Some of the best Pilbs I've seen in a long time..


----------



## BurtonReptiles (Aug 7, 2011)

keen for these baby i shot gun first pick sam haha i know where you work ...


----------



## Fantazmic (Aug 7, 2011)

OMG they dont look real they are beautiful


----------



## jinjajoe (Aug 7, 2011)

You promised not to make me regret parting with her !!!!!! I recognise the photo also....... good luck mate....


----------



## viridis (Sep 8, 2011)

Looking good Sam! My hatcho Bandeds from this season are pumping along too.


----------



## viridis (Sep 16, 2011)

Hey Sam,

This is the best Banded hatcho that I have this season.

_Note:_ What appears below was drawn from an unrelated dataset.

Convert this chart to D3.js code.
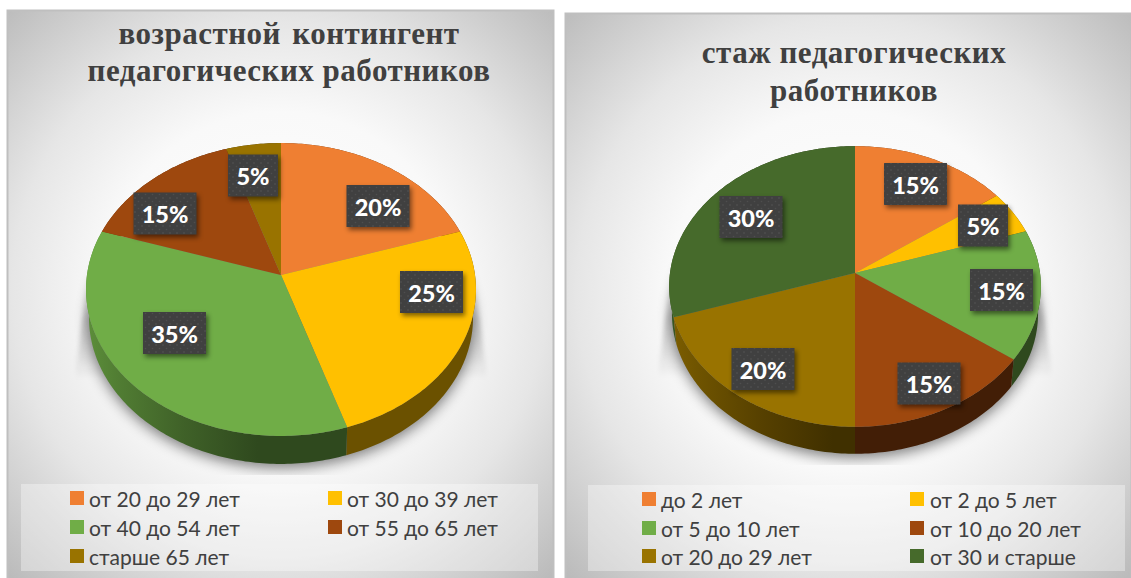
<!DOCTYPE html>
<html><head><meta charset="utf-8">
<script src="https://cdn.jsdelivr.net/npm/d3@7/dist/d3.min.js"></script>
<style>html,body{margin:0;padding:0;background:#fff}svg{display:block}</style>
</head><body><svg id="c" width="1131" height="578"></svg>
<script>
const ageCategories = ["от 20 до 29 лет","от 30 до 39 лет","от 40 до 54 лет","от 55 до 65 лет","старше 65 лет"];
const ageValues = [20,25,35,15,5];
const ageColors = ["#ef7f32","#ffc000","#70ad47","#9e480e","#997300"];
const ageTitle = ["возрастной контингент","педагогических работников"];
const tenureCategories = ["до 2 лет","от 2 до 5 лет","от 5 до 10 лет","от 10 до 20 лет","от 20 до 29 лет","от 30 и старше"];
const tenureValues = [15,5,15,15,20,30];
const tenureColors = ["#ef7f32","#ffc000","#70ad47","#9e480e","#997300","#466a2b"];
const tenureTitle = ["стаж педагогических","работников"];

const layouts = [
 {x:7,y:10,w:546,h:568,cx:281,cy:275,A:194,B:145,k:0.099,depth:28,titleX:289,titleY:[44,81],wordGap:3,
  legend:{x:21,y:484,w:517,h:87,sw:[70,328],tx:[89,347],rows:[491,520,549]},
  labels:[[378,206],[431.5,292],[174.5,333],[165,213.5],[253,175.5]],cut:475},
 {x:565,y:13,w:566,h:565,cx:855,cy:273,A:185,B:139,k:0.096,depth:27,titleX:854,titleY:[63,101],wordGap:0,
  legend:{x:588,y:485,w:537,h:86,sw:[642,910],tx:[661,930],rows:[492,521,549]},
  labels:[[915.5,184],[983,225.5],[1001.5,290],[929,383.5],[763,369],[751,217]],cut:465}
];
const charts = [
 {cats:ageCategories,vals:ageValues,cols:ageColors,title:ageTitle,lay:layouts[0]},
 {cats:tenureCategories,vals:tenureValues,cols:tenureColors,title:tenureTitle,lay:layouts[1]}
];

const svg = d3.select("#c");
const defs = svg.append("defs");
const blur = (id,s)=>defs.append("filter").attr("id",id).attr("x","-30%").attr("y","-30%").attr("width","160%").attr("height","160%")
   .append("feGaussianBlur").attr("stdDeviation",s);
blur("b8",7); blur("b3",2.5); blur("b2",2);
const pat = defs.append("pattern").attr("id","dots").attr("width",7).attr("height",7).attr("patternUnits","userSpaceOnUse");
pat.append("rect").attr("width",7).attr("height",7).attr("fill","#404040");
pat.append("circle").attr("cx",2).attr("cy",2).attr("r",0.8).attr("fill","#535353");
pat.append("circle").attr("cx",5.5).attr("cy",5.5).attr("r",0.8).attr("fill","#4e4e4e");

const line = d3.line();
charts.forEach((ch,ci)=>{
  const L = ch.lay, g = svg.append("g");
  const gx=L.x+L.w/2, gy=L.y+L.h/2-5;
  const rg = defs.append("radialGradient").attr("id","bg"+ci).attr("gradientUnits","userSpaceOnUse")
    .attr("cx",gx).attr("cy",gy).attr("r",Math.hypot(L.w,L.h)/2);
  [[0,"#ffffff"],[0.45,"#f9f9f9"],[0.68,"#e6e6e6"],[1,"#bbbbbb"]].forEach(([o,c])=>rg.append("stop").attr("offset",o).attr("stop-color",c));
  g.append("rect").attr("x",L.x+.5).attr("y",L.y+.5).attr("width",L.w).attr("height",L.h+2)
    .attr("fill",`url(#bg${ci})`).attr("stroke","#bfbfbf").attr("stroke-width",2);

  const uScale = d3.scaleLinear().domain([-1,1]).range([L.cx-L.A,L.cx+L.A]);
  const vScale = d3.scaleLinear().domain([-1,1]).range([L.cy-L.B,L.cy+L.B]);
  const proj = (a,r=1)=>{const u=r*Math.sin(a),v=-r*Math.cos(a),s=1/(1-L.k*v);
    return [L.cx+(uScale(u)-L.cx)*s, L.cy+(vScale(v)-L.cy)*s];};
  const low = (a)=>{const p=proj(a);return [L.cx+(p[0]-L.cx)*0.985,p[1]+L.depth];};
  const arc = (a,b,f)=>d3.range(0,1.0001,1/Math.max(4,Math.ceil((b-a)*60))).map(t=>f(a+(b-a)*t));
  const all = arc(0,2*Math.PI,low);

  // shadow
  defs.append("clipPath").attr("id","cut"+ci).append("rect").attr("x",L.x).attr("y",L.y).attr("width",L.w).attr("height",L.cut-L.y);
  const sg = g.append("g").attr("clip-path",`url(#cut${ci})`);
  const cone = defs.append("linearGradient").attr("id","cone"+ci).attr("x1",0).attr("x2",0).attr("y1",0).attr("y2",1);
  [[0,.0],[.4,.17],[.75,.09],[1,.0]].forEach(([o,a])=>cone.append("stop").attr("offset",o).attr("stop-color","#000").attr("stop-opacity",a));
  const coneTop=L.cy+5, coneBot=L.cy+105;
  sg.append("path").attr("fill",`url(#cone${ci})`).attr("filter","url(#b2)")
    .attr("d",line([[L.cx-L.A,coneTop],[L.cx-L.A-11,coneBot-10],[L.cx-L.A-11,coneBot],[L.cx+L.A+11,coneBot],[L.cx+L.A+11,coneBot-10],[L.cx+L.A,coneTop]])+"Z");
  sg.append("path").attr("fill","#000").attr("opacity",.5).attr("filter","url(#b8)")
    .attr("d",line(all.map(([x,y])=>[x,y+4]))+"Z");

  const arcs = d3.pie().sort(null)(ch.vals);
  // sides
  const order = arcs.map((a,i)=>({a,i})).sort((p,q)=>Math.abs(Math.PI-(p.a.startAngle+p.a.endAngle)/2)<Math.abs(Math.PI-(q.a.startAngle+q.a.endAngle)/2)?1:-1);
  order.forEach(({a,i})=>{
    const id=`side${ci}_${i}`, c=d3.color(ch.cols[i]);
    const lg=defs.append("linearGradient").attr("id",id).attr("gradientUnits","userSpaceOnUse")
      .attr("x1",L.cx-L.A).attr("x2",L.cx+L.A).attr("y1",0).attr("y2",0);
    [[0,.82],[.08,.72],[.25,.56],[.44,.42],[1,.42]].forEach(([o,f])=>lg.append("stop").attr("offset",o)
      .attr("stop-color",d3.rgb(c.r*f,c.g*f,c.b*f).formatHex()));
    const top=arc(a.startAngle,a.endAngle,proj), bot=arc(a.startAngle,a.endAngle,low).reverse();
    g.append("path").attr("d",line(top.concat(bot))+"Z").attr("fill",`url(#${id})`);
  });
  // top face
  arcs.forEach((a,i)=>{
    const pts=[[L.cx,L.cy]].concat(arc(a.startAngle,a.endAngle,proj));
    g.append("path").attr("d",line(pts)+"Z").attr("fill",ch.cols[i]);
  });
  // labels
  arcs.forEach((a,i)=>{
    const [x,y]=L.labels[i], pct=Math.round(100*(a.endAngle-a.startAngle)/(2*Math.PI))+"%";
    const w=ch.vals[i]<10?50:63, h=42;
    g.append("rect").attr("x",x-w/2+2).attr("y",y-h/2+3).attr("width",w).attr("height",h).attr("fill","#000").attr("opacity",.5).attr("filter","url(#b3)");
    g.append("rect").attr("x",x-w/2).attr("y",y-h/2).attr("width",w).attr("height",h).attr("fill","url(#dots)");
    g.append("text").attr("x",x).attr("y",y+9.5).attr("text-anchor","middle").attr("fill","#fff")
      .attr("font-family","Lato, 'Open Sans', sans-serif").attr("font-weight",900).attr("font-size",23.5).text(pct);
  });
  // title
  ch.title.forEach((t,i)=>{
    g.append("text").attr("x",L.titleX).attr("y",L.titleY[i]).attr("text-anchor","middle")
     .attr("font-family","'Liberation Serif', serif").attr("font-weight",700).attr("font-size",31).attr("fill","#404040").attr("letter-spacing",0.5)
     .attr("word-spacing",i===0?L.wordGap:0).text(t);
  });
  // legend
  const LG=L.legend;
  g.append("rect").attr("x",LG.x).attr("y",LG.y).attr("width",LG.w).attr("height",LG.h).attr("fill","#fff").attr("opacity",.35);
  ch.cats.forEach((c,i)=>{
    const col=i%2,row=Math.floor(i/2);
    g.append("rect").attr("x",LG.sw[col]).attr("y",LG.rows[row]).attr("width",14).attr("height",14).attr("fill",ch.cols[i]);
    g.append("text").attr("x",LG.tx[col]).attr("y",LG.rows[row]+16).attr("font-family","Lato, sans-serif").attr("font-size",21).attr("fill","#404040").text(c);
  });
});
</script></body></html>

What do you think, it is about 2 months old I think???


----------



## Basssman (Sep 16, 2011)

Stunning nick I have a girl about to lay this week soo exciting


----------



## Basssman (Sep 23, 2011)

The banded asper pictured above just layed there first clutch of the season can't wait to see the offspring of this pairing

Cheers sam


----------



## Basssman (Nov 27, 2011)

caught the bandeds at it again last night cant wait to see some little bandeds soon


----------



## BurtonReptiles (Nov 28, 2011)

come on sam this such a tease lol


----------



## lgotje (Nov 28, 2011)

Epic work guys love all these nephrurus species


----------



## viridis (Dec 1, 2011)

Basssman said:


> caught the bandeds at it again last night cant wait to see some little bandeds soon



Geez that boy of mine is a randy bugger Sam! Not bad looking either!!!!!!!!!!!


----------



## Toad (Dec 1, 2011)

Wow  stunning


----------



## viridis (Dec 2, 2011)

Toad said:


> Wow  stunning



Looks like your female is a bit of a tart too Toad!


----------



## Toad (Dec 2, 2011)

Yes she does...... Its great to see


----------